1) Multi-Frontend Core and IR Work

Established systems already map multiple source languages to shared internal representations (for example LLVM-style IR ecosystems, GCC internals, and core calculi such as lambda calculus/System F in language theory contexts).

Alignment with this project:

  • many-to-one mapping from surface language to shared core
  • separation of frontend concerns from backend/codegen

Difference in focus:

  • this project coordinates multiple natural-language-inspired frontend variants within one family, rather than unrelated general-purpose languages.

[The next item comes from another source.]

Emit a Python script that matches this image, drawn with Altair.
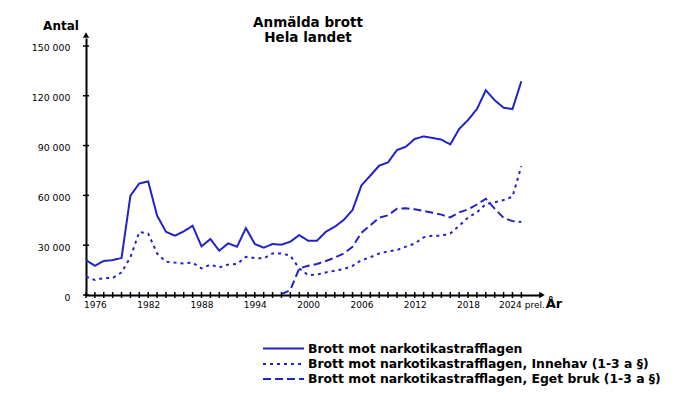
import altair as alt
import pandas as pd

# ---------------- data ----------------
YEARS = list(range(1975, 2025))
TOTAL = [21000, 17600, 20500, 21000, 22300, 59800, 67200, 68400, 47800, 38100,
         35700, 38300, 41700, 29300, 33700, 26700, 31100, 29100, 40300, 30700,
         28500, 30700, 30300, 32100, 36100, 32700, 32700, 38100, 41100, 45200,
         51200, 66000, 71900, 77900, 79900, 87300, 89300, 94000, 95500, 94600,
         93600, 90700, 100000, 105400, 112000, 123300, 117300, 112800, 112000, 128700]
INNEHAV = [11000, 9000, 10200, 10200, 13600, 22700, 38000, 37000, 25000, 20000,
           19500, 19000, 19500, 16000, 18300, 16600, 18300, 18700, 23000, 22300,
           22000, 25000, 25000, 23700, 16000, 12000, 12300, 13600, 14600, 15600,
           17500, 21000, 22700, 25000, 26300, 27100, 29100, 31000, 34700, 35700,
           35700, 37000, 41700, 46700, 49800, 54800, 55800, 57200, 59200, 77500]
EGET_YEARS = list(range(1997, 2025))
EGET_BRUK = [500, 3000, 16000, 17600, 18700, 20500, 22500, 25000, 29000, 37500,
             42000, 46500, 48000, 52000, 52200, 51600, 50600, 49600, 48400, 46700,
             49800, 51500, 54500, 58000, 52000, 46500, 44500, 44000]

SERIES = ["Brott mot narkotikastrafflagen",
          "Brott mot narkotikastrafflagen, Innehav (1-3 a §)",
          "Brott mot narkotikastrafflagen, Eget bruk (1-3 a §)"]
DASHES = [[1, 0], [3, 4], [8, 4]]
Y_TICKS = [0, 30000, 60000, 90000, 120000, 150000]
X_LABEL_YEARS = [1976, 1982, 1988, 1994, 2000, 2006, 2012, 2018, 2024]
LAST_LABEL = "2024 prel."
TITLE_LINES = ["Anmälda brott", "Hela landet"]
Y_TITLE = "Antal"
X_TITLE = "År"

rows = []
for yr, v in zip(YEARS, TOTAL):
    rows.append({"year": yr, "value": v, "series": SERIES[0]})
for yr, v in zip(YEARS, INNEHAV):
    rows.append({"year": yr, "value": v, "series": SERIES[1]})
for yr, v in zip(EGET_YEARS, EGET_BRUK):
    rows.append({"year": yr, "value": v, "series": SERIES[2]})
df = pd.DataFrame(rows)

# ---------------- style ----------------
W, H = 454, 257
BLUE = "#2222c8"
FONT = "DejaVu Sans"
LEGEND_ROW_Y = [310.5, 326, 341]

xscale = alt.Scale(domain=[1975, 2026.1], nice=False, zero=False)
yscale = alt.Scale(domain=[0, 154800], nice=False)
dash_scale = alt.Scale(domain=SERIES, range=DASHES)

x_label_expr = f"datum.value == {X_LABEL_YEARS[-1]} ? '{LAST_LABEL}' : datum.label"
y_label_expr = "datum.value == 0 ? '0' : format(datum.value / 1000, 'd') + ' 000'"

xaxis = alt.Axis(values=X_LABEL_YEARS, format="d", labelExpr=x_label_expr,
                 title=None, grid=False, ticks=False,
                 domain=True, domainColor="black", domainWidth=2,
                 labelFont=FONT, labelFontSize=9, labelColor="black",
                 labelPadding=5, labelOverlap=False, labelFlush=False)
yaxis = alt.Axis(values=Y_TICKS, labelExpr=y_label_expr,
                 title=None, grid=False, ticks=False,
                 domain=True, domainColor="black", domainWidth=2,
                 labelFont=FONT, labelFontSize=9.4, labelColor="black",
                 labelPadding=16, labelOffset=2, labelOverlap=False,
                 labelFlush=False)

lines = alt.Chart(df).mark_line(color=BLUE, strokeWidth=2).encode(
    x=alt.X("year:Q", scale=xscale, axis=xaxis),
    y=alt.Y("value:Q", scale=yscale, axis=yaxis),
    strokeDash=alt.StrokeDash("series:N", scale=dash_scale, legend=None),
)

x_ticks = alt.Chart(pd.DataFrame({"year": YEARS})).mark_rule(
    color="black", strokeWidth=1.5).encode(
    x=alt.X("year:Q", scale=xscale, axis=xaxis),
    y=alt.value(H - 3), y2=alt.value(H + 3))

y_ticks = alt.Chart(pd.DataFrame({"value": Y_TICKS})).mark_rule(
    color="black", strokeWidth=1.5).encode(
    y=alt.Y("value:Q", scale=yscale, axis=yaxis),
    x=alt.value(-3), x2=alt.value(3))

one = alt.Data(values=[{}])
arrow_up = alt.Chart(one).mark_point(shape="triangle-up", filled=True, color="black",
                                     opacity=1, size=40).encode(
    x=alt.value(0), y=alt.value(-3))
arrow_right = alt.Chart(one).mark_point(shape="triangle-right", filled=True, color="black",
                                        opacity=1, size=40).encode(
    x=alt.value(W + 2), y=alt.value(H))

title = alt.Chart(one).mark_text(text=TITLE_LINES, font=FONT, fontSize=13.5,
                                 fontWeight="bold", align="center",
                                 baseline="alphabetic", lineHeight=15,
                                 color="black").encode(
    x=alt.value(222), y=alt.value(-11))
ytitle = alt.Chart(one).mark_text(text=Y_TITLE, font=FONT, fontSize=12,
                                  fontWeight="bold", align="center",
                                  baseline="alphabetic", color="black").encode(
    x=alt.value(-25), y=alt.value(-8.5))
xtitle = alt.Chart(one).mark_text(text=X_TITLE, font=FONT, fontSize=13,
                                  fontWeight="bold", align="center",
                                  baseline="alphabetic", color="black").encode(
    x=alt.value(468), y=alt.value(270))

leg_df = pd.DataFrame({"series": SERIES, "row": [0, 1, 2]})
legend_layers = []
for i in range(len(SERIES)):
    base = alt.Chart(leg_df).transform_filter(alt.datum.row == i)
    legend_layers.append(
        base.mark_rule(color=BLUE, strokeWidth=2).encode(
            x=alt.value(177), x2=alt.value(218), y=alt.value(LEGEND_ROW_Y[i]),
            strokeDash=alt.StrokeDash("series:N", scale=dash_scale, legend=None)))
    legend_layers.append(
        base.mark_text(align="left", baseline="middle", font=FONT,
                       fontSize=12.4, fontWeight="bold", color="black").encode(
            x=alt.value(222), y=alt.value(LEGEND_ROW_Y[i]), text="series:N"))

chart = alt.layer(lines, x_ticks, y_ticks, arrow_up, arrow_right,
                  title, ytitle, xtitle, *legend_layers).properties(
    width=W, height=H,
    padding={"left": 78, "top": 30, "right": 132, "bottom": 98},
    autosize=alt.AutoSizeParams(type="none"),
    background="white",
).configure_view(stroke=None)

chart.save("out.html", embed_options={"renderer": "svg", "actions": False})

2) Syntactic Extensibility and Macro Ecosystems

Work on pluggable syntax and macro systems demonstrates that one semantic core can support many surface forms (for example Racket #lang, macro-centric language extension work, and syntax-skin style ideas).

In Racket specifically, #lang selects a language that controls module parsing at both reader and expander levels, and supports packaging/installing new languages. This is a strong precedent for architecture where language identity is explicit at the module boundary while implementation is shared.

Alignment with this project:

  • core-first architecture
  • syntactic variation layered on stable semantics

Difference in focus:

  • this project emphasizes multilingual frontends and data-driven language onboarding, not a general macro metaprogramming framework.

3) Controlled Language, NLP Boundaries, and Logic

Community feedback correctly highlights that once syntax approaches natural language, the hard problems shift from classic parsing to linguistic ambiguity, morphology, and intent extraction.

Project stance:

  • explicitly controlled subsets per language (CNL-style)
  • declarative and test-backed normalization rules
  • deterministic parsing and forward compilation
  • no claim of full natural-language understanding

Boundary Clarification

The architecture draws the boundary as:

  • Parsing/frontends: CS_lang -> CoreAST
  • Core typing boundary: CoreAST -> CoreIRProgram
  • Codegen/runtime: CoreIRProgram -> Python -> execution

The project deliberately does not promise lossless round-tripping from core to original surface syntax.